Speaking in the German parliament, the Bundestag, Chancellor Olaf Scholz declared that “antisemitism has no place in Germany.” He promised a “clear stand” against it, and at the time of the speech in late 2023, almost all pro-Palestinian demonstrations were prohibited. This principle does not seem to apply to his own office, however: a portrait of the Nazi war criminal Hans Globke hangs in the Federal Chancellery in Berlin.
It’s not that the painting has been overlooked in some dusty closet. After the war, Globke served as the head of West Germany’s Chancellery from 1953 to 1963, and today portraits of all former directors hang on a wall. Where exactly? The Chancellery only offers vague answers: “In a corridor in an administrative section.” What does the portrait look like? No answer.
Instead of removing this honor for an antisemitic “desk perpetrator” [someone who did the paperwork to administer genocide], the Chancellory had a “controversial discussion” and decided in 2020 to add a sign to the portrait so that observers could “independently evaluate Globke’s political biography,” in the words of a government spokesperson. The accompanying text ends with the words: “The legislation to which Hans Globke contributed formed the basis for the persecution, deportation, and murder of the German and European Jews as well as the Sinti and Roma.”
The plaque is correct to say that Globke was “co-author of the first commentary on the Nuremberg Race Laws of 1935” — but this only reflects a small part of his crimes. As early as 1932, as an official in the Prussian Interior Ministry, he issued a decree making it more difficult for Jewish people to change their names, so that their “blood lineage” could not be hidden. Later, under Nazi Interior Minister Wilhelm Frick, Globke helped eliminate parliamentary democracy in Prussia. There is evidence that Globke was responsible for the deportation of tens of thousands of Jews from Greece. In short, he was among the people most centrally responsible for the Holocaust.

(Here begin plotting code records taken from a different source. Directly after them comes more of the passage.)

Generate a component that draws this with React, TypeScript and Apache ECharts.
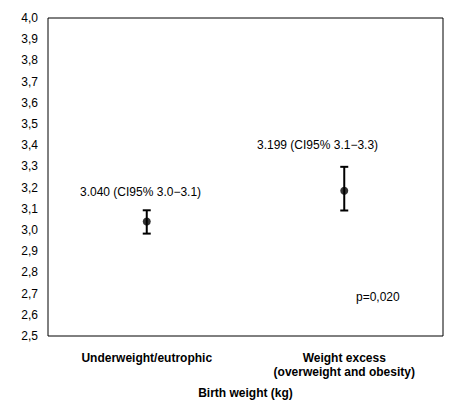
import React, { useEffect, useRef } from "react";
import * as echarts from "echarts";

const categories = ["Underweight/eutrophic", "Weight excess\n(overweight and obesity)"];
const means = [3.04, 3.185];
const lower = [2.983, 3.092];
const upper = [3.093, 3.298];
const annotations = ["3.040 (CI95% 3.0\u22123.1)", "3.199 (CI95% 3.1\u22123.3)", "p=0,020"];

const FONT = "'Liberation Sans', Arial, sans-serif";

export default function App() {
  const ref = useRef<HTMLDivElement>(null);
  useEffect(() => {
    document.body.style.margin = "0";
    const chart = echarts.init(ref.current!, null, { renderer: "svg" });
    chart.setOption({
      animation: false,
      backgroundColor: "#fff",
      textStyle: { fontFamily: FONT },
      grid: {
        left: 48,
        top: 18,
        right: 14,
        bottom: 59,
        show: true,
        borderColor: "#000",
        borderWidth: 1,
        backgroundColor: "transparent",
      },
      xAxis: {
        type: "category",
        data: categories,
        axisLine: { show: false },
        axisTick: { show: false },
        axisLabel: {
          color: "#000",
          fontSize: 12,
          fontWeight: "bold",
          fontFamily: FONT,
          margin: 9,
          lineHeight: 14,
          padding: [6, 0, 0, 0],
        },
        name: "Birth weight (kg)",
        nameLocation: "middle",
        nameGap: 51,
        nameTextStyle: { color: "#000", fontSize: 12, fontWeight: "bold", fontFamily: FONT },
        splitLine: { show: false },
      },
      yAxis: {
        type: "value",
        min: 2.5,
        max: 4.0,
        interval: 0.1,
        axisLine: { show: false },
        axisTick: { show: false },
        splitLine: { show: false },
        axisLabel: {
          color: "#000",
          fontSize: 12,
          fontFamily: FONT,
          margin: 10,
          formatter: (v: number) => v.toFixed(1).replace(".", ","),
        },
      },
      series: [
        {
          type: "custom",
          data: categories.map((_, i) => [i, lower[i], upper[i]]),
          renderItem: (params: any, api: any) => {
            const x = api.value(0);
            const lo = api.coord([x, api.value(1)]);
            const hi = api.coord([x, api.value(2)]);
            const hw = 4;
            const style = { stroke: "#000", lineWidth: 2 };
            return {
              type: "group",
              children: [
                { type: "line", shape: { x1: lo[0], y1: lo[1], x2: hi[0], y2: hi[1] }, style },
                { type: "line", shape: { x1: lo[0] - hw, y1: lo[1], x2: lo[0] + hw, y2: lo[1] }, style },
                { type: "line", shape: { x1: hi[0] - hw, y1: hi[1], x2: hi[0] + hw, y2: hi[1] }, style },
              ],
            };
          },
          z: 2,
        },
        {
          type: "scatter",
          data: categories.map((_, i) => [i, means[i]]),
          symbol: "circle",
          symbolSize: 8,
          itemStyle: { color: "#000" },
          z: 3,
        },
      ],
      graphic: [
        {
          type: "text",
          left: 80,
          top: 186,
          style: { text: annotations[0], fill: "#000", font: `12px ${FONT}` },
        },
        {
          type: "text",
          left: 257,
          top: 139,
          style: { text: annotations[1], fill: "#000", font: `12px ${FONT}` },
        },
        {
          type: "text",
          left: 356,
          top: 291,
          style: { text: annotations[2], fill: "#000", font: `12px ${FONT}` },
        },
      ],
    });
    return () => chart.dispose();
  }, []);
  return <div ref={ref} style={{ width: 457, height: 404 }} />;
}
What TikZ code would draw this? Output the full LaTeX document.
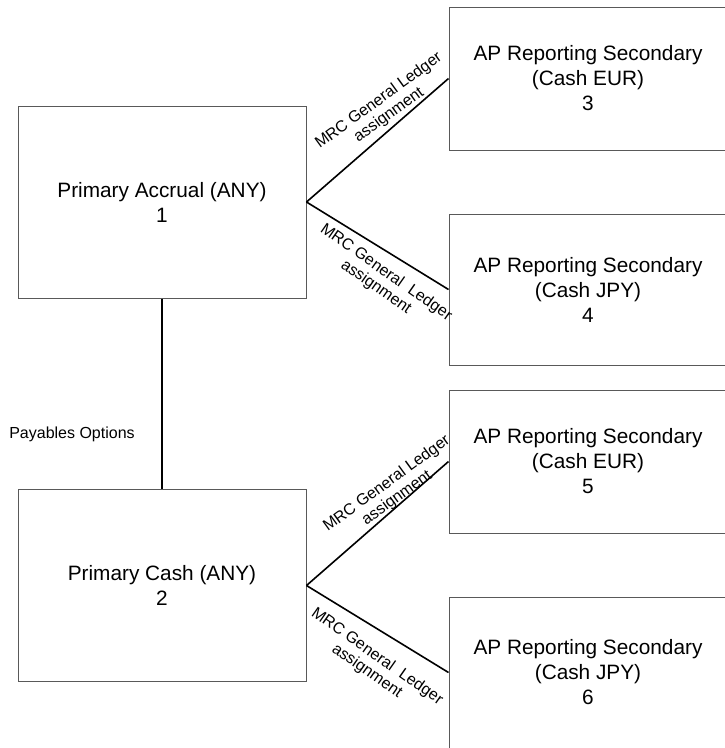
\documentclass[tikz,border=0pt]{standalone}
\usepackage{fontspec}
\setmainfont{Liberation Sans}
\begin{document}
\begin{tikzpicture}[x=1pt,y=-1pt,
  box/.style={draw=black!65, line width=1pt, fill=white, inner sep=0pt, align=center,
    font=\fontsize{20.8}{25}\selectfont},
  conn/.style={draw=black, line width=1.6pt},
  lbl/.style={inner sep=0pt, align=center, font=\fontsize{16}{17.5}\selectfont}]
\useasboundingbox (0,0) rectangle (725,748);
\clip (0,0) rectangle (725,748);
\node[box, minimum width=288pt, minimum height=192pt] (b1) at (162,202) {Primary Accrual (ANY)\\1};
\node[box, minimum width=288pt, minimum height=192pt] (b2) at (162,585.5) {Primary Cash (ANY)\\2};
\node[box, minimum width=278pt, minimum height=143pt] (b3) at (588,78.5) {AP Reporting Secondary\\(Cash EUR)\\3};
\node[box, minimum width=278pt, minimum height=151pt] (b4) at (588,289.5) {AP Reporting Secondary\\(Cash JPY)\\4};
\node[box, minimum width=278pt, minimum height=143pt] (b5) at (588,461.5) {AP Reporting Secondary\\(Cash EUR)\\5};
\node[box, minimum width=278pt, minimum height=151pt] (b6) at (588,672.5) {AP Reporting Secondary\\(Cash JPY)\\6};
\draw[conn] (b1.south) -- (b2.north);
\draw[conn] (b1.east) -- (b3.west);
\draw[conn] (b1.east) -- (b4.west);
\draw[conn] (b2.east) -- (b5.west);
\draw[conn] (b2.east) -- (b6.west);
\node[lbl] (pay) at (72,434) {Payables Options};
\node[lbl, rotate=36] (l13) at (384,108) {MRC General Ledger\\assignment};
\node[lbl, rotate=-35] (l14) at (381,280) {MRC General\ \ Ledger\\assignment};
\node[lbl, rotate=36] (l25) at (392,491) {MRC General Ledger\\assignment};
\node[lbl, rotate=-35] (l26) at (372,664) {MRC General\ \ Ledger\\assignment};
\end{tikzpicture}
\end{document}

According to the government spokesman, the painting implies no “judgement” of Globke. A peculiar understanding of how portraits work! With the same logic, they could hang a picture of former German chancellor Adolf Hitler right next to it – without any “judgement” of course, so that everyone could form their own opinion.
Impunity
Globke was never brought to justice for his crimes. After the war, he continued his career as a government official, and was appointed head of the Chancellery in 1953. He was the “brown right hand” of the conservative West German chancellor Konrad Adenauer [brown being the color of the Nazis]. His boss justified this rehabilitation with the words: “One does not throw out dirty water as long as one doesn’t have any clean water!” Globke, in turn, helped numerous former Nazis in the Federal Republic of (West) Germany. As the historian and lawyer Klaus Bästlein told nd, Globke played a “significant role in the re-Nazification of the ministerial bureaucracy in Bonn,” the capital of West Germany.
A criminal investigation into Globke was opened in Frankfurt in 1960, but closed under pressure from Adenauer. Since at least 1952, West German secret services had known that the war criminal Adolf Eichmann was hiding in Argentina. Whether Globke personally covered for this mass murderer has not yet been established. What is certain is that Eichmann had made incriminating statements about Globke which were suppressed on the initiative of the West German government and the CIA.
Globke supported the Reparations Agreement between West Germany and Israel. In the words of Pankaj Mishra, he became a symbol of German-Israel relations: “moral absolution of an insufficiently de-Nazified and still profoundly antisemitic Germany in return for cash and weapons.”
Trial
As a result of this impunity, both in the Federal Republic and in Israel, the German Democratic Republic (GDR or East Germany) took over the prosecution under the principle of universal jurisdiction for crimes against humanity. The GDR’s Supreme Court held a two-week trial in the summer of 1963, and sentenced Globke in absentia to life imprisonment.
Bästlein analyzed the trial for his 2018 book Der Fall Globke (The Globke Case) and concluded that, although the trial was “conducted for reasons of propaganda and not prepared in accordance with the rule of law,” the verdict was nonetheless “legally flawless” and “based on international law.” Accusations of a “show trial” and “propaganda” are often raised — but the evidence is nevertheless clear.
At the time, the main East German newspaper Neues Deutschland described Globke as an “intellectual murderer of millions of Jews.” A few days before the trial, the newspaper quoted workers from the Leuna plant: “We simply cannot understand how such a bloodstained person can hold office in a state today.”
Today it is equally hard to understand. Accusations of antisemitism are leveled regularly against pro-Palestinian activists, even when they are Jewish. Yet when dealing with conservative German antisemites, leniency is the rule. In cases like those of Hans Globke, Heinrich Lummer, or Heinrich von Treitschke, we are told that a historical figure should not be reduced to their hatred against Jews. Bästlein is clear: “Globke was never a democrat nor a supporter of the values of [West Germany’s postwar] Basic Law.” That’s why a clear stand is called for in the Chancellery.